Despite their allegiance to Jackson and Jordan and the success that brought, many Bulls players felt some loyalty to Krause, or at least a respect for his position and the power he held over them. After all, it was he who had brought them there, rescued them from the Clippers and the Warriors and other points of exile around the NBA to come to Chicago to play a role as an extra in Michael Jordan’s Traveling All Star Revue.
At the close of the season, all but Ron Harper, Toni Kukoc, Keith Booth and Randy Brown would be free agents. And it was Krause who would decide whether they were offered a contract to return.
Understandably, most players didn’t want to discuss the circumstances. “I refuse to answer on the grounds that I’m a free agent this summer,” Longley said when asked about the issue.
The bad blood between Jackson and Krause had made for uneasy circumstances, Toni Kukoc said. “I don’t know how that thing’s gonna end up. But I think it’s not good for our team.”
It was Krause who campaigned long and hard to lure Kukoc to Chicago from Europe. But Kukoc said, “I think more of Phil than I do Jerry. But it does bother me a little bit. Playing for a team like this, I was always focused on the team. I pretty much have a good relationship with everybody in the organization.” Under the circumstances, that wasn’t always easy, Kukoc acknowledged.
The idea that somebody on the roster was viewed as a spy for Krause was particularly troubling to reserve center/forward Bill Wennington. “I’m nobody’s boy,” he said.

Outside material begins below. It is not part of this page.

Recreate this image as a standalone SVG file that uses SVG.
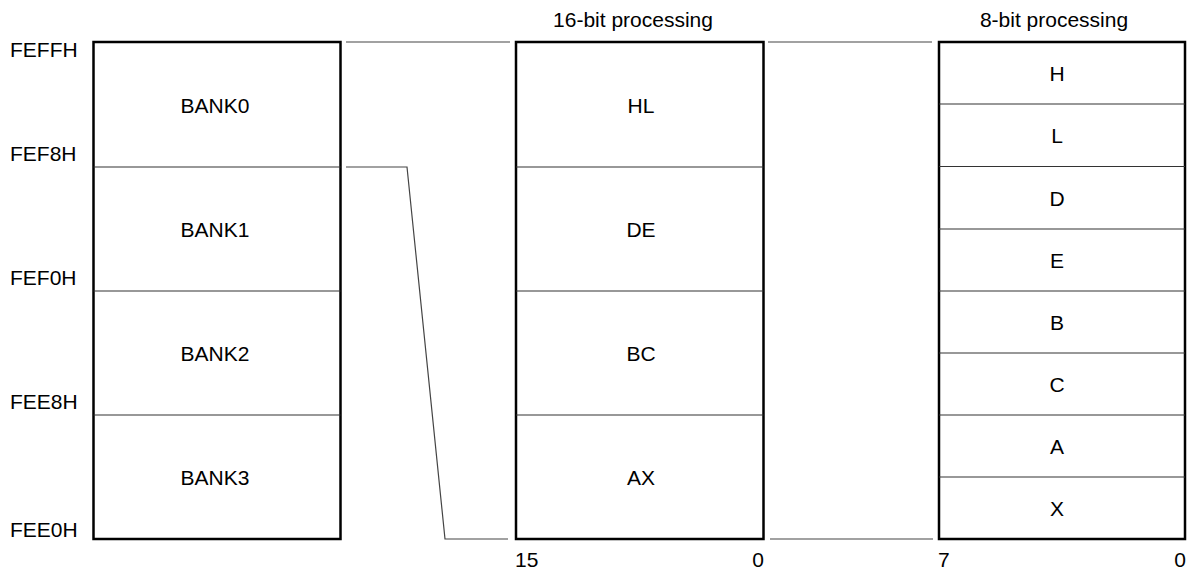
<svg xmlns="http://www.w3.org/2000/svg" width="1197" height="574" viewBox="0 0 1197 574">
<style>
text{font-family:"Liberation Sans",Arial,sans-serif;font-size:21px;fill:#000}
.box{fill:#fff;stroke:#000;stroke-width:2.5}
.div{stroke:#333;stroke-width:1.2;fill:none}
.con{stroke:#444;stroke-width:1.2;fill:none}
.c{text-anchor:middle}
.e{text-anchor:end}
</style>
<rect width="1197" height="574" fill="#fff"/>
<g id="addr-labels">
<text x="10" y="57">FEFFH</text>
<text x="10" y="161">FEF8H</text>
<text x="10" y="285">FEF0H</text>
<text x="10" y="409">FEE8H</text>
<text x="10" y="537">FEE0H</text>
</g>
<g id="banks">
<rect class="box" x="93.5" y="42" width="247" height="497"/>
<line class="div" x1="93.5" y1="167" x2="340.5" y2="167"/>
<line class="div" x1="93.5" y1="291" x2="340.5" y2="291"/>
<line class="div" x1="93.5" y1="415" x2="340.5" y2="415"/>
<text class="c" x="215" y="113">BANK0</text>
<text class="c" x="215" y="237">BANK1</text>
<text class="c" x="215" y="361">BANK2</text>
<text class="c" x="215" y="485">BANK3</text>
</g>
<g id="reg16">
<text class="c" x="633" y="27">16-bit processing</text>
<rect class="box" x="516" y="42" width="247.5" height="497"/>
<line class="div" x1="516" y1="167" x2="763.5" y2="167"/>
<line class="div" x1="516" y1="291" x2="763.5" y2="291"/>
<line class="div" x1="516" y1="415" x2="763.5" y2="415"/>
<text class="c" x="641" y="113">HL</text>
<text class="c" x="641" y="237">DE</text>
<text class="c" x="641" y="361">BC</text>
<text class="c" x="641" y="485">AX</text>
<text x="515" y="567">15</text>
<text class="e" x="764" y="567">0</text>
</g>
<g id="reg8">
<text class="c" x="1054" y="27">8-bit processing</text>
<rect class="box" x="939" y="42" width="246" height="497"/>
<line class="div" x1="939" y1="104" x2="1185" y2="104"/>
<line class="div" x1="939" y1="166.5" x2="1185" y2="166.5"/>
<line class="div" x1="939" y1="229" x2="1185" y2="229"/>
<line class="div" x1="939" y1="291" x2="1185" y2="291"/>
<line class="div" x1="939" y1="353" x2="1185" y2="353"/>
<line class="div" x1="939" y1="415" x2="1185" y2="415"/>
<line class="div" x1="939" y1="477" x2="1185" y2="477"/>
<text class="c" x="1057" y="81">H</text>
<text class="c" x="1057" y="143">L</text>
<text class="c" x="1057" y="206">D</text>
<text class="c" x="1057" y="268">E</text>
<text class="c" x="1057" y="330">B</text>
<text class="c" x="1057" y="392">C</text>
<text class="c" x="1057" y="454">A</text>
<text class="c" x="1057" y="516">X</text>
<text x="938" y="567">7</text>
<text class="e" x="1186" y="567">0</text>
</g>
<g id="connectors">
<line class="con" x1="346" y1="42" x2="510" y2="42"/>
<polyline class="con" points="346,167 407,167 445,539 508,539"/>
<line class="con" x1="768" y1="42" x2="932" y2="42"/>
<line class="con" x1="770" y1="539" x2="933" y2="539"/>
</g>
</svg>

What worried Wennington was that he’d never been the kind of player to do a lot of smooching up to coaches. A Canadian, Wennington had been taught that players were players and coaches were coaches and that it was wrong for a player to initiate a personal relationship to improve his standing on the team. As a result, Wennington wasn’t as close to the coaches as some teammates who put an effort into such a relationship. In the past that was never much of an issue. But with Jackson and Krause at odds, Wennington began to wonder. He sometimes noticed unusual patterns to his playing time; it seemed that his minutes on the court came in strange intervals.